In preparing for “Surfing the Void”, Klaxons got typically tempramental when it came to choosing a producer. After recording with several different people and coming away largely disillusioned and unsatisfied with the results, the band finally settled on Ross Robinson, who’s doesn’t typically produce anything other than heavy rock and roll records. As a result, “Surfing the Void” is quite a bit more guitar-heavy than its predecessor, but not to the point where you could call it a full-on rock record. It’s all over the stylistic map, and of course that’s a big reason why Klaxons are still their own unique breed of music. Those going into this new album hoping for something similar to the band’s debut will more than likely be disappointed. You can’t dance to most of the tracks, though there are plenty of fist-pumping, liberation anthems that will get your blood up and stay with you for a surprisingly long time. There’s nothing quite as brilliant or catchy as “Golden Skans”, but if you liked the punky energy of a track like “Atlantis to Interzone”, there’s a host of new songs with that Pixies-esque quality (it’s almost as if “Venusia” is the band’s attempt to recreate “Velouria” in an original way). The brash, spitfire approach is pretty effective on the whole, though it does take away ever so slightly from the band’s ability to throw a stylistic wild card at you as they’ve pulled in the past. In that sense it’s also a little easier to figure out if you’re going to like “Surfing the Void” by simply listening to a couple tracks. Yet it’s also an album’s album, in that the individual songs are most effective and enjoyable when listened to in the context of the whole thing. Album opener “Echoes” is the perfect entry point anyways, one of the best singles on the record and a great introduction to where the band is at stylistically these days.
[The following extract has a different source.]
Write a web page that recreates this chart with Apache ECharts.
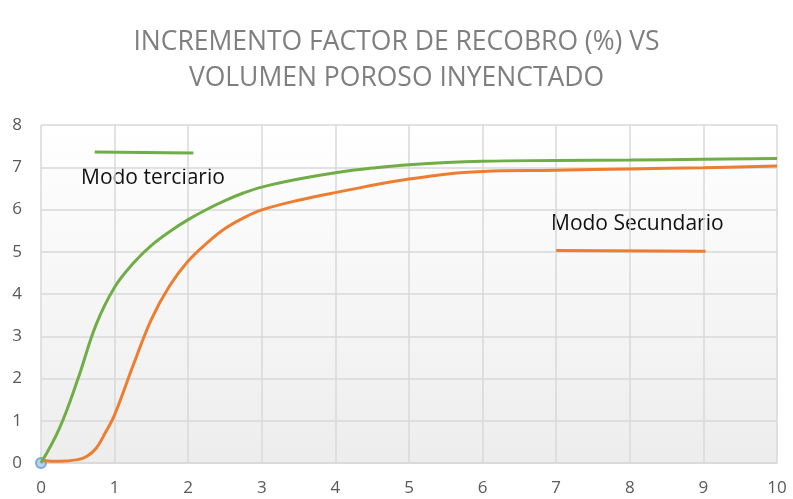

Where Klaxons are at lyrically is pretty much the same spot they’ve been in all along. There’s a sharp marriage between the poetically smart and just plain oddball, to the point where you’ll often find yourself wondering exactly what the hell they’re talking about. You’re best off just ignoring any potential “meanings” and just going with the flow, same as any attempts to truly define Klaxons’ sound. Unfortunately, “Surfing the Void” doesn’t exactly continue to paint the solid picture of a band on the rise. Of course it also doesn’t indicate they’re standing still or complacent either. Instead it’s more like Klaxons are still wrestling with what they want out of their sound. They’re continuing to try new things and are pushing themselves within certain respectable limits, but largely they don’t take it far enough. The songs may still have dynamite hooks and are enjoyable to listen to, but there are moments when Klaxons start to feel like little more than an above-average alt-rock band. Hopefully their next record will offer something of a course correction – not necessarily back to the aborted nu-rave genre, but maybe in an entirely new direction that both works well with what they’ve previously done yet remains undeniably Klaxons. The music on “Surfing the Void” might not be as timeless as we could have hoped, but that album cover most definitely is.